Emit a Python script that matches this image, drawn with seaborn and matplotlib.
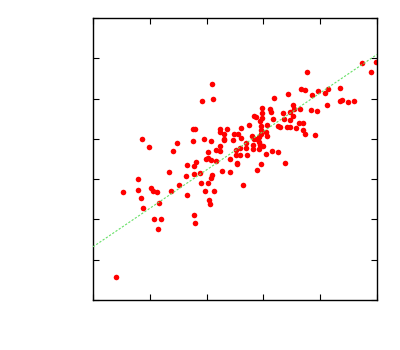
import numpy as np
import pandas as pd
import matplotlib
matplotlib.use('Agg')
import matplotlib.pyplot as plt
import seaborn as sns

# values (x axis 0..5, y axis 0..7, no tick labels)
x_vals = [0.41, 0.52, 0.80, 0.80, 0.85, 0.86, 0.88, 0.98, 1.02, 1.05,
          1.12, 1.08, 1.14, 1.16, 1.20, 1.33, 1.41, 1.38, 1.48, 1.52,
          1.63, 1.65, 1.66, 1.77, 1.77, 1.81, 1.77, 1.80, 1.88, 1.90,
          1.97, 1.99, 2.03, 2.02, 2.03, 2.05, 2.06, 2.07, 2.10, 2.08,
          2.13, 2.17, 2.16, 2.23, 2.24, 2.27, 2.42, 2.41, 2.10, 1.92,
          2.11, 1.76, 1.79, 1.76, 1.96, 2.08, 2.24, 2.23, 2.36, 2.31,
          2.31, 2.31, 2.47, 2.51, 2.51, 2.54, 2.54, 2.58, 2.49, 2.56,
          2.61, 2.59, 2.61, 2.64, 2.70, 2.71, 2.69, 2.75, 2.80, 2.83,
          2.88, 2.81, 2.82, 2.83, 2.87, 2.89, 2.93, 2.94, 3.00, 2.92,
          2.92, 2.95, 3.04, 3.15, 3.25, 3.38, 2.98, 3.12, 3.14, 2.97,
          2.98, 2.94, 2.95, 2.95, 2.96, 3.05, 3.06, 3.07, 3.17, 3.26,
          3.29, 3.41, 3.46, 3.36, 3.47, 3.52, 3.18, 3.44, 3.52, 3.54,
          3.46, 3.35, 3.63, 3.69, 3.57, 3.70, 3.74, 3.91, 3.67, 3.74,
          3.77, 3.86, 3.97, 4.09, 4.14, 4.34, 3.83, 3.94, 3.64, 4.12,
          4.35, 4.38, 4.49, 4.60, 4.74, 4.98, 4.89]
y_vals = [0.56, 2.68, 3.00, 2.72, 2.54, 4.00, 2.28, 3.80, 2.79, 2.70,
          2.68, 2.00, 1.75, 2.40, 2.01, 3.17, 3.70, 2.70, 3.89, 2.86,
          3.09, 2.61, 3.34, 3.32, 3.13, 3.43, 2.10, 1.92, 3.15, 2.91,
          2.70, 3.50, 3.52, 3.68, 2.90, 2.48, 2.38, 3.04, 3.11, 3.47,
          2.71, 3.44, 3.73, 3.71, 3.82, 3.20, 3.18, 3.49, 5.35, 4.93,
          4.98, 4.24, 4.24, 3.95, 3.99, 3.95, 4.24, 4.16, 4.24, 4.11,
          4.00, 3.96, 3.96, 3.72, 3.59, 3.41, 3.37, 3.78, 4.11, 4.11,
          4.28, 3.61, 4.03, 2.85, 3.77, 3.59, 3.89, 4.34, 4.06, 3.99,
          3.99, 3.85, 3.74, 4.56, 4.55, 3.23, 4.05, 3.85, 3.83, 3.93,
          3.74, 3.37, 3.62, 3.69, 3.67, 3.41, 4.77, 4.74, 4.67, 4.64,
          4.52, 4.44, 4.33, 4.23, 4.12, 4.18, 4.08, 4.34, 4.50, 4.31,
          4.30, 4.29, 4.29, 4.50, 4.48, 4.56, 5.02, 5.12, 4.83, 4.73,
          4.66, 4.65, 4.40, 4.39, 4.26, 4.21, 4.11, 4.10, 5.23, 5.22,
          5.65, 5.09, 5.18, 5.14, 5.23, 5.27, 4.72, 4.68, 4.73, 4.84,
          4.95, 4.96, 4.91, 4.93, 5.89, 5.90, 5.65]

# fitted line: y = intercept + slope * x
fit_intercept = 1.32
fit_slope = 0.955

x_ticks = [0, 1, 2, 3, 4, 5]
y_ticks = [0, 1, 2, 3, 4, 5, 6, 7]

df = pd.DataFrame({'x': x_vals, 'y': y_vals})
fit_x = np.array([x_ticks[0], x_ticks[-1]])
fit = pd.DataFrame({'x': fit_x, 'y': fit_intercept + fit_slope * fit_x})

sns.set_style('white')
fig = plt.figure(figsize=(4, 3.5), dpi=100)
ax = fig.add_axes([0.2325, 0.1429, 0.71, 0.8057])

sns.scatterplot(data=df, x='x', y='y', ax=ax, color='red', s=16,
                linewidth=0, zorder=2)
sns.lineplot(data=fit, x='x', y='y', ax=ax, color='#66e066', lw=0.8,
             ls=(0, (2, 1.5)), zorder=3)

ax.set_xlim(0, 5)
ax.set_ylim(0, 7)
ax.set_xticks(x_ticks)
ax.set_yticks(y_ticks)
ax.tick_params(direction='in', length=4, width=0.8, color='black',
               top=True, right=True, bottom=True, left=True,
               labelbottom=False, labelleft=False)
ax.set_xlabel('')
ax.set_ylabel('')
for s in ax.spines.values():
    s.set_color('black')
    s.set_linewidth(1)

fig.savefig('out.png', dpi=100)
━━━━
→ What you are asked to do: Output an exact copy of the material, with the pictures removed.

→ Answer to this task:
Emit a Python script that matches this image, drawn with seaborn and matplotlib.
import numpy as np
import pandas as pd
import matplotlib
matplotlib.use('Agg')
import matplotlib.pyplot as plt
import seaborn as sns

# values (x axis 0..5, y axis 0..7, no tick labels)
x_vals = [0.41, 0.52, 0.80, 0.80, 0.85, 0.86, 0.88, 0.98, 1.02, 1.05,
          1.12, 1.08, 1.14, 1.16, 1.20, 1.33, 1.41, 1.38, 1.48, 1.52,
          1.63, 1.65, 1.66, 1.77, 1.77, 1.81, 1.77, 1.80, 1.88, 1.90,
          1.97, 1.99, 2.03, 2.02, 2.03, 2.05, 2.06, 2.07, 2.10, 2.08,
          2.13, 2.17, 2.16, 2.23, 2.24, 2.27, 2.42, 2.41, 2.10, 1.92,
          2.11, 1.76, 1.79, 1.76, 1.96, 2.08, 2.24, 2.23, 2.36, 2.31,
          2.31, 2.31, 2.47, 2.51, 2.51, 2.54, 2.54, 2.58, 2.49, 2.56,
          2.61, 2.59, 2.61, 2.64, 2.70, 2.71, 2.69, 2.75, 2.80, 2.83,
          2.88, 2.81, 2.82, 2.83, 2.87, 2.89, 2.93, 2.94, 3.00, 2.92,
          2.92, 2.95, 3.04, 3.15, 3.25, 3.38, 2.98, 3.12, 3.14, 2.97,
          2.98, 2.94, 2.95, 2.95, 2.96, 3.05, 3.06, 3.07, 3.17, 3.26,
          3.29, 3.41, 3.46, 3.36, 3.47, 3.52, 3.18, 3.44, 3.52, 3.54,
          3.46, 3.35, 3.63, 3.69, 3.57, 3.70, 3.74, 3.91, 3.67, 3.74,
          3.77, 3.86, 3.97, 4.09, 4.14, 4.34, 3.83, 3.94, 3.64, 4.12,
          4.35, 4.38, 4.49, 4.60, 4.74, 4.98, 4.89]
y_vals = [0.56, 2.68, 3.00, 2.72, 2.54, 4.00, 2.28, 3.80, 2.79, 2.70,
          2.68, 2.00, 1.75, 2.40, 2.01, 3.17, 3.70, 2.70, 3.89, 2.86,
          3.09, 2.61, 3.34, 3.32, 3.13, 3.43, 2.10, 1.92, 3.15, 2.91,
          2.70, 3.50, 3.52, 3.68, 2.90, 2.48, 2.38, 3.04, 3.11, 3.47,
          2.71, 3.44, 3.73, 3.71, 3.82, 3.20, 3.18, 3.49, 5.35, 4.93,
          4.98, 4.24, 4.24, 3.95, 3.99, 3.95, 4.24, 4.16, 4.24, 4.11,
          4.00, 3.96, 3.96, 3.72, 3.59, 3.41, 3.37, 3.78, 4.11, 4.11,
          4.28, 3.61, 4.03, 2.85, 3.77, 3.59, 3.89, 4.34, 4.06, 3.99,
          3.99, 3.85, 3.74, 4.56, 4.55, 3.23, 4.05, 3.85, 3.83, 3.93,
          3.74, 3.37, 3.62, 3.69, 3.67, 3.41, 4.77, 4.74, 4.67, 4.64,
          4.52, 4.44, 4.33, 4.23, 4.12, 4.18, 4.08, 4.34, 4.50, 4.31,
          4.30, 4.29, 4.29, 4.50, 4.48, 4.56, 5.02, 5.12, 4.83, 4.73,
          4.66, 4.65, 4.40, 4.39, 4.26, 4.21, 4.11, 4.10, 5.23, 5.22,
          5.65, 5.09, 5.18, 5.14, 5.23, 5.27, 4.72, 4.68, 4.73, 4.84,
          4.95, 4.96, 4.91, 4.93, 5.89, 5.90, 5.65]

# fitted line: y = intercept + slope * x
fit_intercept = 1.32
fit_slope = 0.955

x_ticks = [0, 1, 2, 3, 4, 5]
y_ticks = [0, 1, 2, 3, 4, 5, 6, 7]

df = pd.DataFrame({'x': x_vals, 'y': y_vals})
fit_x = np.array([x_ticks[0], x_ticks[-1]])
fit = pd.DataFrame({'x': fit_x, 'y': fit_intercept + fit_slope * fit_x})

sns.set_style('white')
fig = plt.figure(figsize=(4, 3.5), dpi=100)
ax = fig.add_axes([0.2325, 0.1429, 0.71, 0.8057])

sns.scatterplot(data=df, x='x', y='y', ax=ax, color='red', s=16,
                linewidth=0, zorder=2)
sns.lineplot(data=fit, x='x', y='y', ax=ax, color='#66e066', lw=0.8,
             ls=(0, (2, 1.5)), zorder=3)

ax.set_xlim(0, 5)
ax.set_ylim(0, 7)
ax.set_xticks(x_ticks)
ax.set_yticks(y_ticks)
ax.tick_params(direction='in', length=4, width=0.8, color='black',
               top=True, right=True, bottom=True, left=True,
               labelbottom=False, labelleft=False)
ax.set_xlabel('')
ax.set_ylabel('')
for s in ax.spines.values():
    s.set_color('black')
    s.set_linewidth(1)

fig.savefig('out.png', dpi=100)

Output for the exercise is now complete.